SAM image size for fine-tuning

I am trying to fine-tune the Segment Anything (SAM) model following the recently-posted demo notebook (thanks, @nielsr and @ybelkada !).

I am trying to use 1024x1024 pixel images and masks, but when I try to calculate the loss with loss = seg_loss(predicted_masks, ground_truth_masks.unsqueeze(1)), I get an error from monai:

AssertionError: ground truth has different shape (torch.Size([1, 1, 1024, 1024])) from input (torch.Size([1, 1, 256, 256]))

Obviously, somewhere in the model() call, the input 1024x1024 tensor is getting downsampled to 256x256. In the example notebook, the input image is 256x256 already, so the mask is as well.

I am wondering what is the best way to handle this. Should I simply downsample my masks before calculating the loss or is there some parameter I can change so that I can use 1024x1024 masks?

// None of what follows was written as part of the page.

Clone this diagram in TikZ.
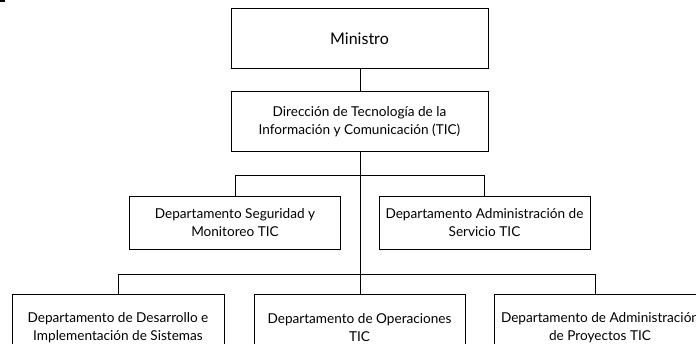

Thanks for your interest in my notebook! You could use torch.nn.functional.interpolate to interpolate the predicted masks to the appropriate size before calculating the loss:

from torch import nn

predicted_masks = nn.functional.interpolate(predicted_masks,
                size=(1024, 1024),

This is also used in the postprocessing method of SamImageProcessor.

1 Like

Hi @nielsr
I was experimenting with the same notebook. In my case, I have trained on a custom dataset. Now, I want it to predict masks automatically (without any prompts like bounding boxes). How to do it?
I tried a few things (input_boxes=None, input_boxes = [0,0,img_width, img_height], using pipeline("mask-generator", model=my_model, processor = my_processor) from here and loading my checkpoint like in here) but they didn’t work.

1 Like

To use the model finetuned with the pipeline you can save the processor and tuned model with save_pretrained and pass the same folder, after that you can pass to the pipeline the path where you save the with the save_pretrained method.

Hi, I’ve just made an issue about this as had the same problem. My inputs + masks are not all the same size so couldn’t work out how to implement the solution you suggested but just resized my masks instead. Just thought would be good to comment here incase others find this thread.

Hi, nielsr! I tried the method you mentioned in my case, to resize the prediction mask (256 x 256) to the same shape as the ground truth (1080 x 1920), but there are still problems. The most intuitive issue is that when I visualize the resized mask, I can see that the position of mask has shifted significantly compared to the ground truth. However, this problem does not occur with masks post-processed using processor.image_processor.post_process_masks. Do you have any suggestions for this issue? Or could you share what specific method is used in post_process_mask?